I realize that this is late, but I would suggest that you enter the Church on a higher moral note: 

Do not lie to your mother.

As a minor (16), you are still in your mother's care, and you are committed to respecting her decisions until such time as you are legally of age and fully responsible for your own behavior. Regardless of what anyone else may suggest about it being in some cases okay for you to do otherwise, do not listen to them. It is less important for you to enter any church than it is to honor your mother. God likes the idea---He even has a commandment about it. The Church is not going anywhere, and your mother deserves better from you. Apparently, she is kindly allowing you to join the church; let that be sufficient. If you start lying to her, and the act of joining the church makes you behave dishonorably, she'll regret her decision and further doubt the wisdom of your conversion. She didn't raise you to be the kind of man who lies. Let not the Orthodox Church encourage you to be that kind of person.

The Church isn't going anywhere, but he very well could be.  He could die tomorrow, or today, or in a week.  Does that not matter anymore?  Is reception of Eucharist completely and totally unimportant in the scheme of salvation?  I think it is rather important.

To place honor of parents above honor of God is to be an idolater.
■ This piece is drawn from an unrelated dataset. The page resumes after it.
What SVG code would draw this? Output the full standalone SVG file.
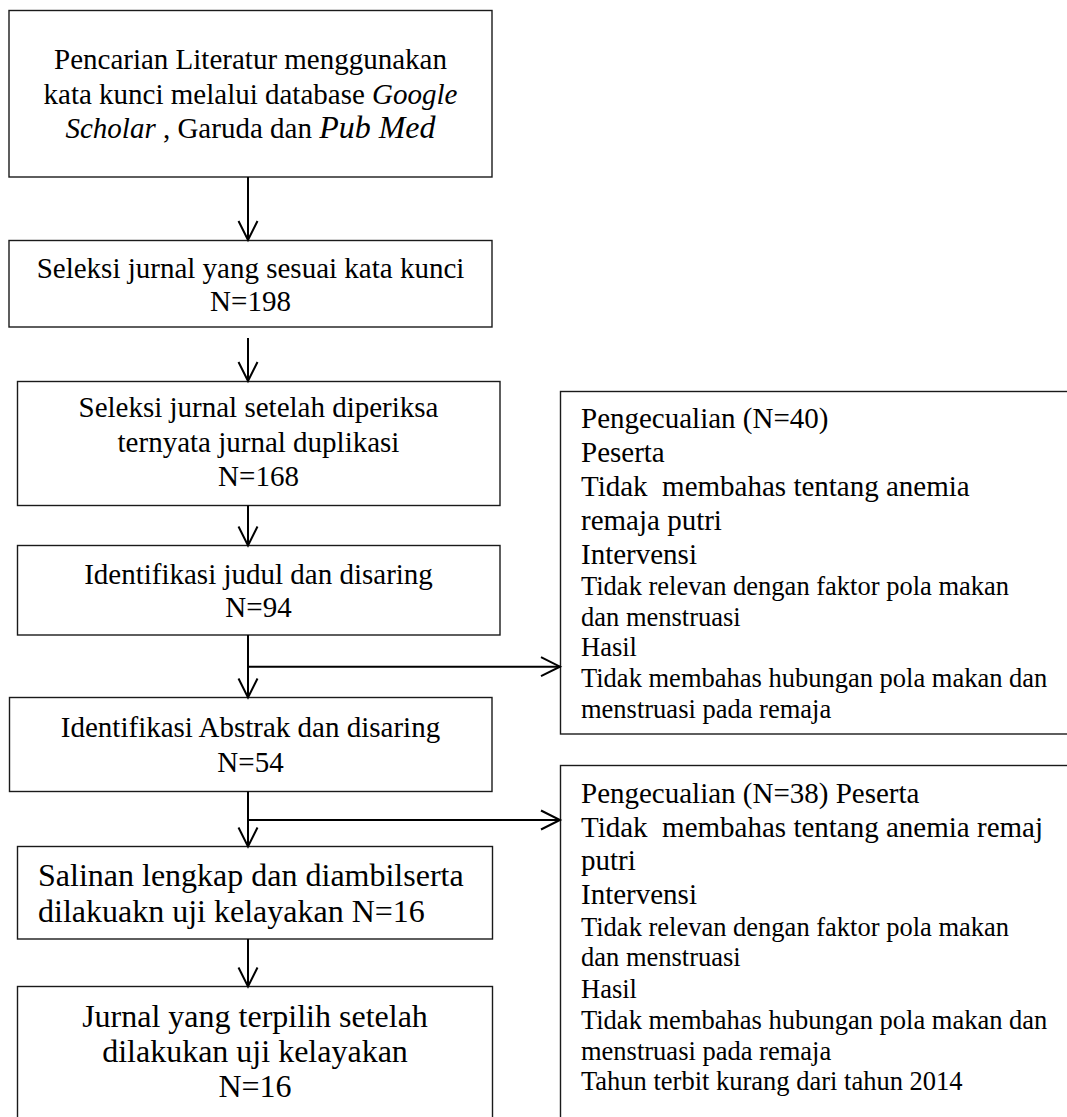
<svg xmlns="http://www.w3.org/2000/svg" width="1067" height="1117" viewBox="0 0 1067 1117">
<style>
  .box { fill: #fff; stroke: #1a1a1a; stroke-width: 1.4; }
  .t { font-family: "Liberation Serif", "Times New Roman", serif; font-size: 29px; fill: #000; }
  .c { text-anchor: middle; }
  .big { font-size: 32px; }
  .sm { font-size: 26.5px; }
  .it { font-style: italic; }
  .conn { fill: none; stroke: #000; stroke-width: 2; }
</style>
<defs>
  <marker id="ah" markerUnits="userSpaceOnUse" markerWidth="24" markerHeight="24" refX="20" refY="10" orient="auto" overflow="visible">
    <path d="M1,0.5 L20,10 L1,19.5" fill="none" stroke="#000" stroke-width="2"/>
  </marker>
</defs>
<rect width="1067" height="1117" fill="#fff"/>

<g id="n1">
  <rect class="box" x="9" y="10.5" width="483" height="166.5"/>
  <text class="t c" x="250.5" y="69">Pencarian Literatur menggunakan</text>
  <text class="t c" x="250.5" y="103.5">kata kunci melalui database <tspan class="it">Google</tspan></text>
  <text class="t c" x="250.5" y="138"><tspan class="it">Scholar</tspan> , Garuda dan <tspan class="it big">Pub Med</tspan></text>
</g>

<g id="n2">
  <rect class="box" x="9" y="240.5" width="483" height="86.5"/>
  <text class="t c" x="250.5" y="278">Seleksi jurnal yang sesuai kata kunci</text>
  <text class="t c" x="250.5" y="311">N=198</text>
</g>

<g id="n3">
  <rect class="box" x="17.5" y="381.5" width="482.5" height="124"/>
  <text class="t c" x="258.5" y="416.5">Seleksi jurnal setelah diperiksa</text>
  <text class="t c" x="258.5" y="451.5">ternyata jurnal duplikasi</text>
  <text class="t c" x="258.5" y="485.5">N=168</text>
</g>

<g id="n4">
  <rect class="box" x="17.5" y="545.5" width="482.5" height="89.5"/>
  <text class="t c" x="258.5" y="583.5">Identifikasi judul dan disaring</text>
  <text class="t c" x="258.5" y="617">N=94</text>
</g>

<g id="n5">
  <rect class="box" x="9.5" y="697.5" width="482.5" height="94"/>
  <text class="t c" x="250.5" y="736.5">Identifikasi Abstrak dan disaring</text>
  <text class="t c" x="250.5" y="772">N=54</text>
</g>

<g id="n6">
  <rect class="box" x="17.5" y="846.5" width="475" height="92.5"/>
  <text class="t big" x="38" y="885.5">Salinan lengkap dan diambilserta</text>
  <text class="t big" x="38" y="921.5">dilakuakn uji kelayakan N=16</text>
</g>

<g id="n7">
  <rect class="box" x="17.5" y="986.5" width="475" height="150"/>
  <text class="t c big" x="255" y="1027">Jurnal yang terpilih setelah</text>
  <text class="t c big" x="255" y="1061.5">dilakukan uji kelayakan</text>
  <text class="t c big" x="255" y="1097">N=16</text>
</g>

<g id="exA">
  <rect class="box" x="560.5" y="391.5" width="520" height="342.5"/>
  <text class="t" x="581" y="428">Pengecualian (N=40)</text>
  <text class="t" x="581" y="462">Peserta</text>
  <text class="t" x="581" y="496" xml:space="preserve">Tidak  membahas tentang anemia</text>
  <text class="t" x="581" y="530">remaja putri</text>
  <text class="t" x="581" y="564">Intervensi</text>
  <text class="t sm" x="581" y="595">Tidak relevan dengan faktor pola makan</text>
  <text class="t sm" x="581" y="625.5">dan menstruasi</text>
  <text class="t sm" x="581" y="656">Hasil</text>
  <text class="t sm" x="581" y="687">Tidak membahas hubungan pola makan dan</text>
  <text class="t sm" x="581" y="718">menstruasi pada remaja</text>
</g>

<g id="exB">
  <rect class="box" x="560.5" y="765.5" width="520" height="380"/>
  <text class="t" x="581" y="803">Pengecualian (N=38) Peserta</text>
  <text class="t" x="581" y="837" xml:space="preserve">Tidak  membahas tentang anemia remaj</text>
  <text class="t" x="581" y="870">putri</text>
  <text class="t" x="581" y="904">Intervensi</text>
  <text class="t sm" x="581" y="935.5">Tidak relevan dengan faktor pola makan</text>
  <text class="t sm" x="581" y="966">dan menstruasi</text>
  <text class="t sm" x="581" y="997.5">Hasil</text>
  <text class="t sm" x="581" y="1028.5">Tidak membahas hubungan pola makan dan</text>
  <text class="t sm" x="581" y="1059.5">menstruasi pada remaja</text>
  <text class="t sm" x="581" y="1090">Tahun terbit kurang dari tahun 2014</text>
</g>

<g id="connectors">
  <path class="conn" d="M248,177 V240" marker-end="url(#ah)"/>
  <path class="conn" d="M248,338 V381" marker-end="url(#ah)"/>
  <path class="conn" d="M248,505.5 V545.5" marker-end="url(#ah)"/>
  <path class="conn" d="M248,635 V697.5" marker-end="url(#ah)"/>
  <path class="conn" d="M248,666.7 H560" marker-end="url(#ah)"/>
  <path class="conn" d="M248,791.5 V846.5" marker-end="url(#ah)"/>
  <path class="conn" d="M248,820 H560" marker-end="url(#ah)"/>
  <path class="conn" d="M248,939 V986.5" marker-end="url(#ah)"/>
</g>
</svg>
What if a country set their age of majority at 50?  Or perhaps didn't have one and essentially treated children as their parents property until the parent dies?  In that case would you still say "The Church will still be there, do as your parents please" or would you say "Do as God commands."  And, frankly, under your interpretation of "Honor your father and your mother" you would be required to not join the Church EVER if that is what they wanted, because God does not say "until you reach the age of majority," at the end of that commandment.  He makes no indication that we should ever stop honoring our parents, and so any honor and respect we pay them as children should continue to be paid as adults.